begin TASK DATA

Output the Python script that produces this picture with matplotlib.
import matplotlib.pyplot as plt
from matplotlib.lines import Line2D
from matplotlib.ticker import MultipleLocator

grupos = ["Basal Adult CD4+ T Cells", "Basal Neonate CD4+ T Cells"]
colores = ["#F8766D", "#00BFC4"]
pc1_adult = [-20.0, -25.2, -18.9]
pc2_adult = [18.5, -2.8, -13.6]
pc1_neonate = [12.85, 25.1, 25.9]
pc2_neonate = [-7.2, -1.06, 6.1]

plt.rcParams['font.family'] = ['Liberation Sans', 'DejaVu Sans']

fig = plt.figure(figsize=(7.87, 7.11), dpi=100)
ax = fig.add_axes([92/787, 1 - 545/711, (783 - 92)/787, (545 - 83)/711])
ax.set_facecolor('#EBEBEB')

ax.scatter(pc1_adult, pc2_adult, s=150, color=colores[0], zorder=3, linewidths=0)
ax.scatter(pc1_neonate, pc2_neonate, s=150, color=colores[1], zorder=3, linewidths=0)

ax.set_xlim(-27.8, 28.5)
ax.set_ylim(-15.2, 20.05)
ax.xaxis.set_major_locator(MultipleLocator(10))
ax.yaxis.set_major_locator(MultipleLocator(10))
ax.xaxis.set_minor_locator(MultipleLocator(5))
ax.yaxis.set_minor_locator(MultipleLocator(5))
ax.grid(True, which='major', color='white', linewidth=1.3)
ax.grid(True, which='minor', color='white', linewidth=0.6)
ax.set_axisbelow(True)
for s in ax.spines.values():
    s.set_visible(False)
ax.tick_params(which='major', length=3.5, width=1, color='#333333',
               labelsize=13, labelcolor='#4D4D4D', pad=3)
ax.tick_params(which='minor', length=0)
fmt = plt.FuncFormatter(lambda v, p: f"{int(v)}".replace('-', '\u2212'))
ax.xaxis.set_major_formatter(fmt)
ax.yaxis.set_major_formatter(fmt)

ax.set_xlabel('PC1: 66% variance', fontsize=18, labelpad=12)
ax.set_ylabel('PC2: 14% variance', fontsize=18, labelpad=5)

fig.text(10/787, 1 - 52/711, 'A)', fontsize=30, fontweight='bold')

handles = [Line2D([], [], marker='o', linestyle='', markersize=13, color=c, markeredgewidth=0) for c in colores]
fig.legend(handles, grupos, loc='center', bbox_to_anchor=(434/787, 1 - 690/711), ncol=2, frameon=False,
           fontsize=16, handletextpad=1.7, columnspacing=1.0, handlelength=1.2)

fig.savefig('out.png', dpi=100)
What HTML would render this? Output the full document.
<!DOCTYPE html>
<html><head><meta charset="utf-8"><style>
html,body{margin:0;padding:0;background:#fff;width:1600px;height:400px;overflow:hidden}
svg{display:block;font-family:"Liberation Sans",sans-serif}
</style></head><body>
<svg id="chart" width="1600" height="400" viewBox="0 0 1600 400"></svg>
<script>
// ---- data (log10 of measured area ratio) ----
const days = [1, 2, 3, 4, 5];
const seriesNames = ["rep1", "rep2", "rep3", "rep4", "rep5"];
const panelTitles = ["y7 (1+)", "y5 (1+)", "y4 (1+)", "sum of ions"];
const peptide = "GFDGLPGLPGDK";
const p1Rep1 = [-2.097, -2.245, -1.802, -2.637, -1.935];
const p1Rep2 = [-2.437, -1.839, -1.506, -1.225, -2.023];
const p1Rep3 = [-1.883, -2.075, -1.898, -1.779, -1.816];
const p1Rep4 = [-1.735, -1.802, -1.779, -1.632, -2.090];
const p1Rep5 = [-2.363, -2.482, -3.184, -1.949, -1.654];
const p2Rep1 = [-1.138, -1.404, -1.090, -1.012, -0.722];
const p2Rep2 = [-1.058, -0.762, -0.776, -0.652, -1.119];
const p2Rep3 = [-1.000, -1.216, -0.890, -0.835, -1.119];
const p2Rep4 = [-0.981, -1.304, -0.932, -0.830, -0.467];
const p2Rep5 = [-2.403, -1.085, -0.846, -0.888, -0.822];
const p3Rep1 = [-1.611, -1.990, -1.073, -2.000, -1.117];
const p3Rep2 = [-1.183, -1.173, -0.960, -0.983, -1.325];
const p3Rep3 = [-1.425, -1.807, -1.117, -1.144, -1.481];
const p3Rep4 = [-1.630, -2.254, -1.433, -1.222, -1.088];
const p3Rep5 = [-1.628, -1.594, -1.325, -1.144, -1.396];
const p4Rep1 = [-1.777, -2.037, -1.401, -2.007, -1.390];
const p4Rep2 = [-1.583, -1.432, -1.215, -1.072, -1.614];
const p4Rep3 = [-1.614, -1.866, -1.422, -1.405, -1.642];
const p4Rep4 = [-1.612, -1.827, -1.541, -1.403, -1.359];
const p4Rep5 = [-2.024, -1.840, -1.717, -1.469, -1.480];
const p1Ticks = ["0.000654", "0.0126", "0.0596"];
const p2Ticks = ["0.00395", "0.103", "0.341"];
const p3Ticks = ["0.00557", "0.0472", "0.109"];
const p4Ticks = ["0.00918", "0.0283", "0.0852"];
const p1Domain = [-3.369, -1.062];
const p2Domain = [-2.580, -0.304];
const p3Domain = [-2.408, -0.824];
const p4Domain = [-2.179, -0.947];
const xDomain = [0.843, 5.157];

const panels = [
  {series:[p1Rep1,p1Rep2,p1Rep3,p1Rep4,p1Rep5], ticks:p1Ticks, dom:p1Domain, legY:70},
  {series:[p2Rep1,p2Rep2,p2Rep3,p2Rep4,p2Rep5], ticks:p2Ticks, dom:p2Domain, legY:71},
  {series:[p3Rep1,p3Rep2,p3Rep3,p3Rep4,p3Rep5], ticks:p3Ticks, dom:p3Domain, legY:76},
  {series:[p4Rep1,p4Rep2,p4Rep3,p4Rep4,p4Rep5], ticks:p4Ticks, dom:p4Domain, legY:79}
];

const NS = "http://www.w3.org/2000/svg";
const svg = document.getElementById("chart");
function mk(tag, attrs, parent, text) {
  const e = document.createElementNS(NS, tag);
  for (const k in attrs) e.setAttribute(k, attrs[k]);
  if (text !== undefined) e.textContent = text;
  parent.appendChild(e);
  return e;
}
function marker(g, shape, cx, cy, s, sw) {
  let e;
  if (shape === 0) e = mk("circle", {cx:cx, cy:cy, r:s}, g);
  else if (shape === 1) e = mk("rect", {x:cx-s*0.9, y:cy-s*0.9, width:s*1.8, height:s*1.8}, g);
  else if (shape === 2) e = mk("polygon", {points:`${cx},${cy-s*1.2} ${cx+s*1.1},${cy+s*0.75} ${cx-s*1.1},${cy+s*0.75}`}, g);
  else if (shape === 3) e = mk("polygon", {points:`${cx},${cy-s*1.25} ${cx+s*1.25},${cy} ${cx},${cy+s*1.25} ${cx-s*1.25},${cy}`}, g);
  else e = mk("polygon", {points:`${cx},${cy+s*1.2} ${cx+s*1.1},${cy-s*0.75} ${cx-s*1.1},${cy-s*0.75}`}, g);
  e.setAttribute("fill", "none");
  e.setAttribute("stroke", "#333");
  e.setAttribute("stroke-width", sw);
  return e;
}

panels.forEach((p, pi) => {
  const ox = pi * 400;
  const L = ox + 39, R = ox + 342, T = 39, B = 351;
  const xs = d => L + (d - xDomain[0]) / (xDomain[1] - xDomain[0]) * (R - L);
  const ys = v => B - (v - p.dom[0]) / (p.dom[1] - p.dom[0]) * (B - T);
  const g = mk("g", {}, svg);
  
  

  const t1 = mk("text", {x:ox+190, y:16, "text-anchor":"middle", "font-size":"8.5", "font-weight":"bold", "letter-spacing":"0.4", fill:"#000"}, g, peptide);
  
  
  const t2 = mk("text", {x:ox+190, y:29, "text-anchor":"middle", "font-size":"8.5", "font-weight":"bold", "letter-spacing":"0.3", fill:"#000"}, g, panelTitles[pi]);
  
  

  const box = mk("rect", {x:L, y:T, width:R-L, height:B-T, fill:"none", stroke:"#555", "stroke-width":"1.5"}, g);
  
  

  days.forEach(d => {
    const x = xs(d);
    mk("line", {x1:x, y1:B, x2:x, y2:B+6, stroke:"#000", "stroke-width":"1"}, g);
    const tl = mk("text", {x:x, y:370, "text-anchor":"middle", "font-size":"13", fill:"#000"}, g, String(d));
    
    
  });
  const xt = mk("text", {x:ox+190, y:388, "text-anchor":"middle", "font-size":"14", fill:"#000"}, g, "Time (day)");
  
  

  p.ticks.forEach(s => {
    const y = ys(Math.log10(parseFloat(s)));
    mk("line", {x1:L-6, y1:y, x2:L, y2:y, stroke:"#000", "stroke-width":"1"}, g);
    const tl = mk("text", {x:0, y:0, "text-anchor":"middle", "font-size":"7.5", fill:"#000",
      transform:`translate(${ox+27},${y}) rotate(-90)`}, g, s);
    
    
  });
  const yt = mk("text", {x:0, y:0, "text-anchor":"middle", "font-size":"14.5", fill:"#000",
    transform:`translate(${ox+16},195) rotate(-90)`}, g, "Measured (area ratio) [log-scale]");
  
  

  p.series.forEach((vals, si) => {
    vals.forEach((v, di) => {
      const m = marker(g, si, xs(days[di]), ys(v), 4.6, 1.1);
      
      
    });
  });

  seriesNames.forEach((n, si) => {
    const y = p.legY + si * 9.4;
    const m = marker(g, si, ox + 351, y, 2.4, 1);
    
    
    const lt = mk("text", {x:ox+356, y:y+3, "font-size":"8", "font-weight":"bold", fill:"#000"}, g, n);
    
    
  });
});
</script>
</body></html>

end TASK DATA

- **TASK DIRECTIONS**:
Take the lines above from the first through the one containing "color=colores[1], zorder=3, linewidths=0)" and reproduce them exactly; include nothing else.

- **OUTPUT OF THE TASK**:
Output the Python script that produces this picture with matplotlib.
import matplotlib.pyplot as plt
from matplotlib.lines import Line2D
from matplotlib.ticker import MultipleLocator

grupos = ["Basal Adult CD4+ T Cells", "Basal Neonate CD4+ T Cells"]
colores = ["#F8766D", "#00BFC4"]
pc1_adult = [-20.0, -25.2, -18.9]
pc2_adult = [18.5, -2.8, -13.6]
pc1_neonate = [12.85, 25.1, 25.9]
pc2_neonate = [-7.2, -1.06, 6.1]

plt.rcParams['font.family'] = ['Liberation Sans', 'DejaVu Sans']

fig = plt.figure(figsize=(7.87, 7.11), dpi=100)
ax = fig.add_axes([92/787, 1 - 545/711, (783 - 92)/787, (545 - 83)/711])
ax.set_facecolor('#EBEBEB')

ax.scatter(pc1_adult, pc2_adult, s=150, color=colores[0], zorder=3, linewidths=0)
ax.scatter(pc1_neonate, pc2_neonate, s=150, color=colores[1], zorder=3, linewidths=0)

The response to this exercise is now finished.